L’uccisione di Emmanuel Chidi Namdi compiuta a Fermo l’altro ieri è una violenza razzista ingiustificabile. Apprendiamo che il Ministro dell’Interno ha chiesto che venga contestata l’aggravante razzista per l’omicidio e ha comunicato che la commissione responsabile della domanda di asilo ha riconosciuto a Chinyery lo status di rifugiata. Tutte le alte cariche dello Stato hanno condannato pubblicamente quanto successo, esprimendo la propria indignazione.
Resta il fatto che Emmanuel non c’è più, e Chinyery, la compagna arrivata con lui in Italia per cercare protezione, non potrà più averlo al suo fianco.
Seguiremo con attenzione lo sviluppo delle indagini per ricostruire nei dettagli ciò che è successo: come spesso accade in casi gravi come questi, le dichiarazioni delle vittime e quelle degli aggressori non coincidono.
Non riusciamo in ogni caso a immaginare cosa significhi riuscire a sfuggire alle persecuzioni delle squadre di Boko Haram, dopo aver perso i genitori e un figlio in Nigeria, aver subito sopraffazioni in Libia e aver perso un altro figlio nel viaggio verso l’Italia.
Non possiamo immaginare il dolore di Chinyery che ha visto sfumare nell’arco di pochi minuti la convinzione di avere, finalmente, raggiunto un paese capace di garantire protezione a lei e al suo compagno e la possibilità di ricostruire, insieme, un percorso di vita.
Non ci riusciamo.
Ma una cosa sola sappiamo: quella di Emmanuel non è purtroppo l’unica morte avvenuta per razzismo nel nostro paese. E si accompagna a molti casi di violenza fisica anche grave, spesso di gruppo, che per fortuna non hanno compromesso la vita delle persone che le hanno subite.
La “condanna” unanime del fatto di Fermo che in queste ore da molte, troppe persone viene espressa pubblicamente, accompagnata dal “ma lo stato italiano presta più attenzione agli stranieri extracomunitari” – leggere per credere i molti post che commentano le notizie sulle principali testate on line – ci ferisce.
Quel “ma” è in gran parte il frutto di un dibattito pubblico avvelenato di razzismo, dei calcoli opportunistici di certe forze politiche, cui andrebbe forse data meno visibilità, e di un’informazione spesso parziale, superficiale quando non distorta sulle migrazioni e sull’asilo.
E allora, non emotività, ma lucidità e consapevolezza della gravità di quanto sta succedendo servirebbero per rafforzare la lotta contro il razzismo nel nostro paese. Abbiamo bisogno di un impegno trasversale che non può risparmiare nessuno: singoli e soggetti collettivi, associazioni e istituzioni, forze dell’ordine, magistratura e organi d’informazione.

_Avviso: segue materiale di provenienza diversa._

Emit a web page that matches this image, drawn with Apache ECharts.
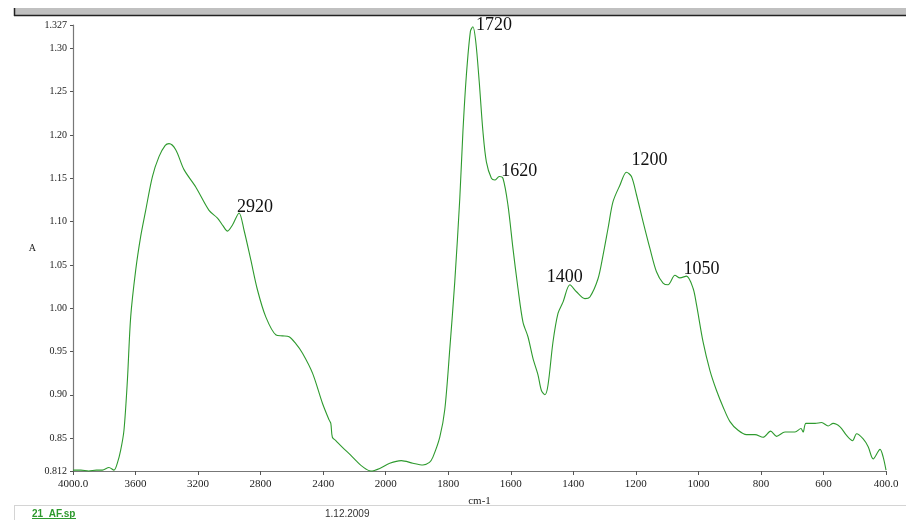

Della morte di Emmanuel si dovrebbe parlare insieme nelle piazze delle nostre città in assemblee pubbliche aperte. Abbiamo bisogno di un’informazione corretta, di sensibilizzazione e, verrebbe da dire, di riumanizzare noi stessi.
Mettiamo in rete, da parte nostra, sul territorio strumenti, conoscenze e competenze per garantire un’effettiva tutela sociale, legale e psicologica delle vittime di razzismo.
Chiediamo una riforma della legge Mancino per sanzionare più rigidamente i delitti che hanno un movente razzista e la diffusione di idee e materiali che incitano alla discriminazione e al razzismo.
Torniamo a chiedere al Governo la stipula di un accordo con i principali gestori dei social networks per bannare i post razzisti.
Chiediamo conto di un Piano nazionale contro il Razzismo (2013-2015) ammuffito sulla carta anche perché mai finanziato.
Sono alcune delle cose da fare subito.
Intanto esprimiamo collettivamente, in tutti i luoghi e in tutte le forme possibili, la vicinanza a Chinyery e a tutte le realtà di Fermo che in queste ore sono al suo fianco.